Dianne Dumanoski is the author, most
recently, of The End of the Long Summer: Why We Must Remake Our Civilization to Survive on A Volatile Earth,
which confronts the double jeopardy of the 21st century: modern industrial civilization is unhinging the stable climate required for the civilized way of life and,
at the same time, making human societies vulnerable to collapse through globalization.
She began reporting on the growing burden of human activity on the natural world in 1970 on the first Earth Day, and, in the four decades since,
her work in both television and print has chronicled the escalation from early concerns about dirty air and dirty water to today’s planetary emergency.

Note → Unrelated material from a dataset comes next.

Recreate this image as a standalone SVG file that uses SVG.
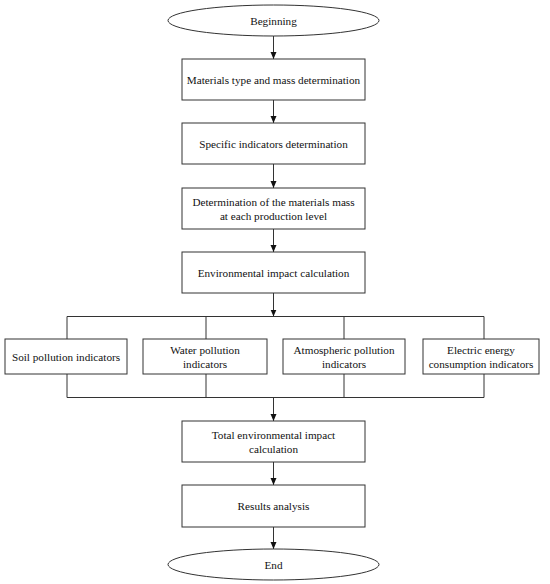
<svg xmlns="http://www.w3.org/2000/svg" width="550" height="584" viewBox="0 0 550 584">
<style>
.n{fill:#fff;stroke:#333;stroke-width:1}
.t{font-family:'Liberation Serif','Times New Roman',Times,'DejaVu Serif',serif;font-size:11.2px;fill:#111;text-anchor:middle}
.c{fill:none;stroke:#333;stroke-width:1}
</style>
<defs>
<marker id="ah" markerWidth="8" markerHeight="8" refX="7" refY="4" orient="auto" markerUnits="userSpaceOnUse">
<path d="M0,1 L7,4 L0,7 Z" fill="#111"/>
</marker>
</defs>
<rect width="550" height="584" fill="#fff"/>
<g id="connectors">
<line class="c" x1="273.5" y1="36" x2="273.5" y2="59" marker-end="url(#ah)"/>
<line class="c" x1="273.5" y1="100" x2="273.5" y2="123" marker-end="url(#ah)"/>
<line class="c" x1="273.5" y1="164" x2="273.5" y2="188" marker-end="url(#ah)"/>
<line class="c" x1="273.5" y1="229" x2="273.5" y2="252" marker-end="url(#ah)"/>
<line class="c" x1="273.5" y1="293" x2="273.5" y2="316.5" marker-end="url(#ah)"/>
<path class="c" d="M67,339 V316.5 H484 V339 M206,316.5 V339 M344,316.5 V339"/>
<path class="c" d="M67,374 V397.5 H484 V374 M206,374 V397.5 M344,374 V397.5"/>
<line class="c" x1="273.5" y1="397.5" x2="273.5" y2="421" marker-end="url(#ah)"/>
<line class="c" x1="273.5" y1="462" x2="273.5" y2="485" marker-end="url(#ah)"/>
<line class="c" x1="273.5" y1="527" x2="273.5" y2="549" marker-end="url(#ah)"/>
</g>
<g id="beginning">
<ellipse class="n" cx="273.5" cy="20.5" rx="105.5" ry="15.5"/>
<text class="t" x="273.5" y="24.5">Beginning</text>
</g>
<g id="materials">
<rect class="n" x="182" y="59" width="183" height="41"/>
<text class="t" x="273.5" y="83.5">Materials type and mass determination</text>
</g>
<g id="specific">
<rect class="n" x="182" y="123" width="183" height="41"/>
<text class="t" x="273.5" y="147.5">Specific indicators determination</text>
</g>
<g id="determination">
<rect class="n" x="182" y="188" width="183" height="41"/>
<text class="t" x="273.5" y="205.5">Determination of the materials mass</text>
<text class="t" x="273.5" y="219.5">at each production level</text>
</g>
<g id="environmental">
<rect class="n" x="182" y="252" width="183" height="41"/>
<text class="t" x="273.5" y="276.5">Environmental impact calculation</text>
</g>
<g id="soil">
<rect class="n" x="5" y="339" width="122" height="35"/>
<text class="t" x="66" y="360.5">Soil pollution indicators</text>
</g>
<g id="water">
<rect class="n" x="143" y="339" width="124" height="35"/>
<text class="t" x="205" y="354">Water pollution</text>
<text class="t" x="205" y="368">indicators</text>
</g>
<g id="atmospheric">
<rect class="n" x="283" y="339" width="122" height="35"/>
<text class="t" x="344" y="354">Atmospheric pollution</text>
<text class="t" x="344" y="368">indicators</text>
</g>
<g id="electric">
<rect class="n" x="423" y="339" width="116" height="35"/>
<text class="t" x="481" y="354">Electric energy</text>
<text class="t" x="481" y="368">consumption indicators</text>
</g>
<g id="total">
<rect class="n" x="182" y="421" width="183" height="41"/>
<text class="t" x="273.5" y="438.5">Total environmental impact</text>
<text class="t" x="273.5" y="452.5">calculation</text>
</g>
<g id="results">
<rect class="n" x="182" y="485" width="183" height="42"/>
<text class="t" x="273.5" y="510">Results analysis</text>
</g>
<g id="end">
<ellipse class="n" cx="273.5" cy="564.5" rx="105.5" ry="15.5"/>
<text class="t" x="273.5" y="568.5">End</text>
</g>
</svg>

From 1983 to 1993, she worked full-time on the environmental beat at the Boston Globe and was among the pioneers reporting on the new generation
of global environmental issues, including ozone depletion, global warming, and the accelerating loss of species. Her reporting combined expertise in
the scientific questions with a strong interest in the political process of making policy. She covered not only the scientific expeditions to discover
why Antarctica was suffering dramatic ozone loss but also the negotiations on the Montreal Protocol, an international treaty signed in 1987 to phase
out the man-made chemicals attacking the ozone layer. In June of 1992, she reported on the Earth Summit in Rio.

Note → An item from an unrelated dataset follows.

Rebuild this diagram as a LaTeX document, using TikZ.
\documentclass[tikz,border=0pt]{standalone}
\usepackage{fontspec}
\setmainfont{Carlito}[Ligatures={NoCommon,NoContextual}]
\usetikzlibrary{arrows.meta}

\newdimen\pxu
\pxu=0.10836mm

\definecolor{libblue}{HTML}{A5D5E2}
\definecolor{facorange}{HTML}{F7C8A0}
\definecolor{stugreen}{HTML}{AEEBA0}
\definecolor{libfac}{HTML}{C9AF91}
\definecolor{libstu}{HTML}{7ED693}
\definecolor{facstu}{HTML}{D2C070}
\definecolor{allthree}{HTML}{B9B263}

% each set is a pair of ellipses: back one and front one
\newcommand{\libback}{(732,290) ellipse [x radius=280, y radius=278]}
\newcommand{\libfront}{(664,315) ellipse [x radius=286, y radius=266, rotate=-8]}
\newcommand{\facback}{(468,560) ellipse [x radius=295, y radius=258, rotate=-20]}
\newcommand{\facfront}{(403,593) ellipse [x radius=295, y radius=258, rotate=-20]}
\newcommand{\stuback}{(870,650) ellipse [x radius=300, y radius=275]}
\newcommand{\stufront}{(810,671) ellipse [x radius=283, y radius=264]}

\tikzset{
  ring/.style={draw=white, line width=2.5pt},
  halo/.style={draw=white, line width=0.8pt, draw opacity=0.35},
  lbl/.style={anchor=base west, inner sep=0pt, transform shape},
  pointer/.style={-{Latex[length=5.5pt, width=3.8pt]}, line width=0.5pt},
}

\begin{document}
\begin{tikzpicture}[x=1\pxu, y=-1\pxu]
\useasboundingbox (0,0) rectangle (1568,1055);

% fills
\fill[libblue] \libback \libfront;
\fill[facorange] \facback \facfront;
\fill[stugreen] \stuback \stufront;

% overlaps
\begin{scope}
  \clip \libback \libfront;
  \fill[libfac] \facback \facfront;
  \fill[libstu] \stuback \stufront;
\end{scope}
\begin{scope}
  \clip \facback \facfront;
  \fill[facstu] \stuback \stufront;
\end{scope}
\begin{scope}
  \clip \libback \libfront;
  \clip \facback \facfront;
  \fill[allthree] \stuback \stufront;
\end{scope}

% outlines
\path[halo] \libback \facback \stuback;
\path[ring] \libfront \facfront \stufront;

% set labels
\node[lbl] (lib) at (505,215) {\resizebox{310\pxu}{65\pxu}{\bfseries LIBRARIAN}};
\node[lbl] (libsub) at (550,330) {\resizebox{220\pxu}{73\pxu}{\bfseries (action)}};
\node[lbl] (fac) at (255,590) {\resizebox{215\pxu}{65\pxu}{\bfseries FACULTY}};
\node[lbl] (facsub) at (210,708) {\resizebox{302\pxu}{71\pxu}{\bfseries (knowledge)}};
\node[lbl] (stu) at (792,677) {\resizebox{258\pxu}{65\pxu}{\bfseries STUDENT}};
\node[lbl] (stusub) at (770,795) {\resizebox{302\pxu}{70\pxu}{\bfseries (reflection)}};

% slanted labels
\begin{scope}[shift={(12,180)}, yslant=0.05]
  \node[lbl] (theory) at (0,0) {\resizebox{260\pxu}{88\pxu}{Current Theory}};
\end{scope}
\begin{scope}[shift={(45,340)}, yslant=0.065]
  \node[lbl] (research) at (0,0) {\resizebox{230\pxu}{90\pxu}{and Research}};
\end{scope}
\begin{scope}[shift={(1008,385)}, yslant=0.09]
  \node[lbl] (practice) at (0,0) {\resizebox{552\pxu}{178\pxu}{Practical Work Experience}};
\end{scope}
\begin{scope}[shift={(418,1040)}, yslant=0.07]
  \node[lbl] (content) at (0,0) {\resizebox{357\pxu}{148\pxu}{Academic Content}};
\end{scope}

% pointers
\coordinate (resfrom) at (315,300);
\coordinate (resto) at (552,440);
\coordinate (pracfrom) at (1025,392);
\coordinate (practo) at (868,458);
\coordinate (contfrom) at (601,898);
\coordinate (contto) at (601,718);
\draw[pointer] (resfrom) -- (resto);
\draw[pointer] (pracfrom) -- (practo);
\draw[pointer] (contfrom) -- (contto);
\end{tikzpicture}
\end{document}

With scientists Theo Colborn and Pete Myers, she wrote the book Our Stolen Future, now translated into 15 languages, which laid out the then
emerging scientific case that a wide range of man-made chemicals called endocrine disruptors can disrupt delicate hormone systems and derail
development. The consequences, sometimes not detectable until years or decades after exposure, include reduced disease resistance, diminished
and compromised intelligence and behavior.